## Source data
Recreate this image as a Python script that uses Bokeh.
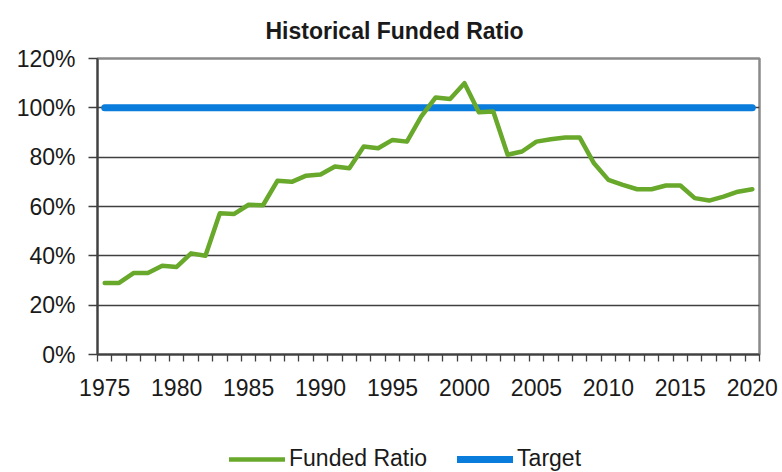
from bokeh.plotting import figure
from bokeh.layouts import column
from bokeh.models import FixedTicker, Legend, LegendItem, PrintfTickFormatter, Range1d
from bokeh.embed import file_html
from bokeh.resources import INLINE

years = list(range(1975, 2021))
funded_ratio = [29, 29, 33, 33, 36, 35.5, 41, 40, 57.3, 57,
                60.7, 60.5, 70.4, 70, 72.5, 73, 76.2, 75.5, 84.3, 83.6,
                87, 86.3, 96.5, 104.2, 103.6, 110, 98.2, 98.5, 81, 82.3,
                86.3, 87.3, 88, 88, 77.5, 70.8, 68.8, 67, 67, 68.5,
                68.5, 63.4, 62.4, 64, 66, 67]
target = [100] * len(years)
y_ticks = [0, 20, 40, 60, 80, 100, 120]
x_label_years = [1975, 1980, 1985, 1990, 1995, 2000, 2005, 2010, 2015, 2020]

FONT = "Liberation Sans"
TXT = "#1a1a1a"
GREEN = "#68A82B"
BLUE = "#0A7CDB"

p = figure(frame_width=662, frame_height=296, output_backend="svg", toolbar_location=None,
           x_range=Range1d(years[0] - 0.5, years[-1] + 0.5), y_range=Range1d(0, 120),
           min_border_left=97, min_border_right=20, min_border_top=57, min_border_bottom=60)

p.title.text = "Historical Funded Ratio"
p.title.text_font = FONT
p.title.text_font_size = "23px"
p.title.text_font_style = "bold"
p.title.text_color = TXT
p.title.align = "left"
p.title.offset = 168
p.title.standoff = 30

p.line(years, target, line_color=BLUE, line_width=7, line_cap="round")
p.line(years, funded_ratio, line_color=GREEN, line_width=4.5, line_join="round", line_cap="round")

# axes
xa = p.xaxis[0]
xa.ticker = FixedTicker(ticks=x_label_years, minor_ticks=[y - 0.5 for y in years] + [years[-1] + 0.5])
xa.major_tick_out = 0
xa.major_tick_in = 0
xa.minor_tick_out = 7
xa.minor_tick_in = 0
xa.minor_tick_line_color = "#404040"
xa.minor_tick_line_width = 1.3
xa.major_label_standoff = 17
xa.axis_line_color = "#404040"
xa.axis_line_width = 2

ya = p.yaxis[0]
ya.ticker = FixedTicker(ticks=y_ticks, minor_ticks=[])
ya.formatter = PrintfTickFormatter(format="%d%%")
ya.major_tick_out = 9
ya.major_tick_in = 0
ya.major_tick_line_color = "#404040"
ya.major_tick_line_width = 1.3
ya.major_label_standoff = 13
ya.axis_line_color = "#404040"
ya.axis_line_width = 2

for ax in (xa, ya):
    ax.major_label_text_font = FONT
    ax.major_label_text_font_size = "23px"
    ax.major_label_text_color = TXT

p.xgrid.visible = False
p.ygrid.ticker = FixedTicker(ticks=y_ticks[1:-1])
p.ygrid.grid_line_color = "#404040"
p.ygrid.grid_line_width = 1.3

p.outline_line_color = "#8a8a8a"
p.outline_line_width = 2.5
p.background_fill_color = "white"
p.border_fill_color = "white"

# legend strip below the chart (its series lie outside its view; only the legend shows)
lg = figure(width=779, height=59, output_backend="svg", toolbar_location=None,
            x_range=Range1d(0, 1), y_range=Range1d(-2, -1),
            x_axis_location=None, y_axis_location=None,
            min_border_left=97, min_border_right=20, min_border_top=0, min_border_bottom=0)
lg.grid.visible = False
lg.outline_line_color = None
lg.background_fill_color = "white"
lg.border_fill_color = "white"
g_key = lg.line(years, funded_ratio, line_color=GREEN, line_width=4.5, line_cap="round")
b_key = lg.line(years, target, line_color=BLUE, line_width=7, line_cap="round")

legend = Legend(items=[LegendItem(label="Funded Ratio", renderers=[g_key]),
                       LegendItem(label="Target", renderers=[b_key])],
                orientation="horizontal", location=(132, 1),
                glyph_width=56, glyph_height=20, label_standoff=4, spacing=30,
                label_text_font=FONT, label_text_font_size="23px", label_text_color=TXT,
                border_line_color=None, background_fill_alpha=0,
                padding=0, margin=0)
lg.add_layout(legend, "center")

open("out.html", "w").write(file_html(column(p, lg, spacing=0), INLINE))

## Given request
Starting at the top of the listing above, reproduce each line up to and including the one with "from bokeh.resources import INLINE"; omit the pictures.

## Answer to the task
Recreate this image as a Python script that uses Bokeh.
from bokeh.plotting import figure
from bokeh.layouts import column
from bokeh.models import FixedTicker, Legend, LegendItem, PrintfTickFormatter, Range1d
from bokeh.embed import file_html
from bokeh.resources import INLINE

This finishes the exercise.